**Your instructions:**
Show only lines that include "this".

**Exercise materials:**
--

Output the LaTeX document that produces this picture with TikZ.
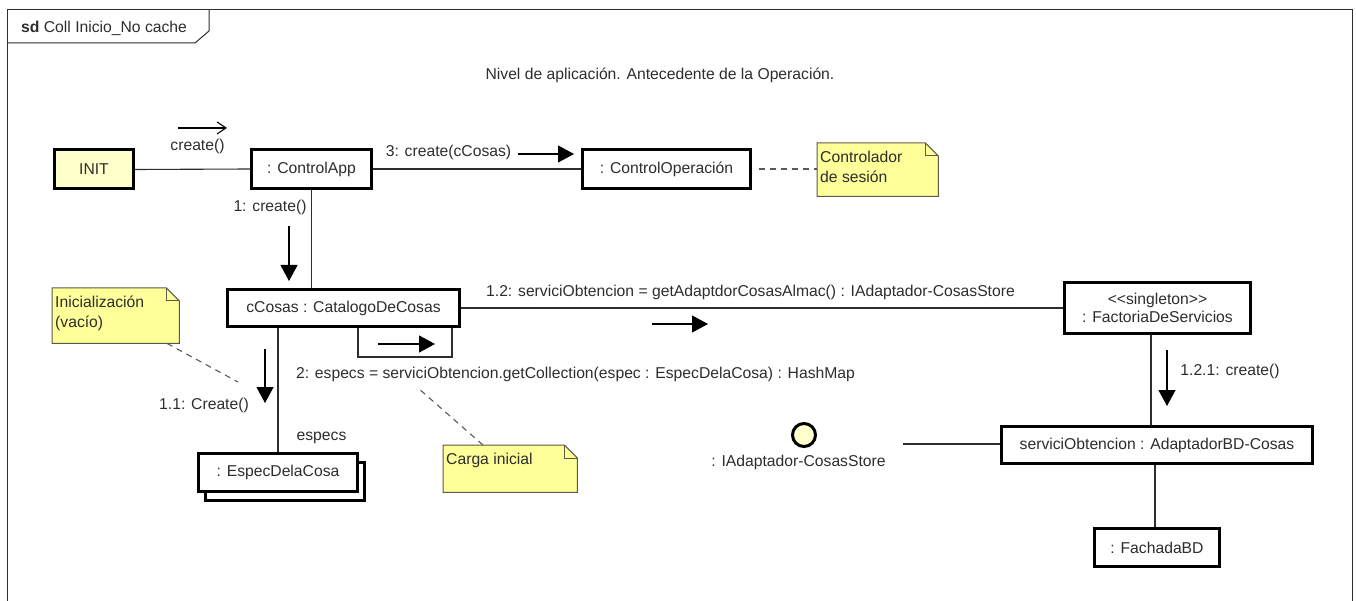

--

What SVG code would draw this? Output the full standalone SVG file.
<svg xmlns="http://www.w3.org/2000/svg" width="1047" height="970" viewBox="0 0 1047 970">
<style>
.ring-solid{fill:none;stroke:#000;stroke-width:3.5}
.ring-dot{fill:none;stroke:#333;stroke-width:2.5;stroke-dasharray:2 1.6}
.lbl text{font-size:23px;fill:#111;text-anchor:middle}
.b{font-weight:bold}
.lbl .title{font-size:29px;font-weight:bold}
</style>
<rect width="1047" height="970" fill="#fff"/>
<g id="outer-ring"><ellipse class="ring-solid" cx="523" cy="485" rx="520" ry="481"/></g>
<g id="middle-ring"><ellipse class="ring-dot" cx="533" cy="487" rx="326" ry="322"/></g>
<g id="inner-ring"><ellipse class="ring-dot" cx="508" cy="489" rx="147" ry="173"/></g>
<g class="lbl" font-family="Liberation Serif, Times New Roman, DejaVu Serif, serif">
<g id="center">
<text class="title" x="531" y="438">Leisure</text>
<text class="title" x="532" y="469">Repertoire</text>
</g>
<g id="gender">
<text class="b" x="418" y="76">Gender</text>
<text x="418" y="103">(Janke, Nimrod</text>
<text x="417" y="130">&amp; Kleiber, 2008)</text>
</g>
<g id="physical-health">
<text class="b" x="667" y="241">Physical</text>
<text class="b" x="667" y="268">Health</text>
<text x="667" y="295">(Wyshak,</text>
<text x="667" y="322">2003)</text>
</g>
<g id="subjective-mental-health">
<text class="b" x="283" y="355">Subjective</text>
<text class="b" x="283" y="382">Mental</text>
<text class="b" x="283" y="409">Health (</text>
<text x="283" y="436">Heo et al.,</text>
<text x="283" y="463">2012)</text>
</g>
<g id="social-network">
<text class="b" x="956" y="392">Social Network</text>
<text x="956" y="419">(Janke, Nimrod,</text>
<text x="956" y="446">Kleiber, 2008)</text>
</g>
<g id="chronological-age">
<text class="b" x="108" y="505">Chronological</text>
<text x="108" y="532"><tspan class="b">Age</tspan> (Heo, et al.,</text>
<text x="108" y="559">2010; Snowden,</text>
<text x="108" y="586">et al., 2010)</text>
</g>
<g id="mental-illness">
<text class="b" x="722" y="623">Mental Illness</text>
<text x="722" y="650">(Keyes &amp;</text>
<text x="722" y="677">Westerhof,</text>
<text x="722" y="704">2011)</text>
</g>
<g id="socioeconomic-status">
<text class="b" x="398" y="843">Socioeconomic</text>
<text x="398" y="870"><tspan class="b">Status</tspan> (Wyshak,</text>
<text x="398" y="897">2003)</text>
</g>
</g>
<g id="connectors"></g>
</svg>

--

**Exercise result:**
Output the LaTeX document that produces this picture with TikZ.
What SVG code would draw this? Output the full standalone SVG file.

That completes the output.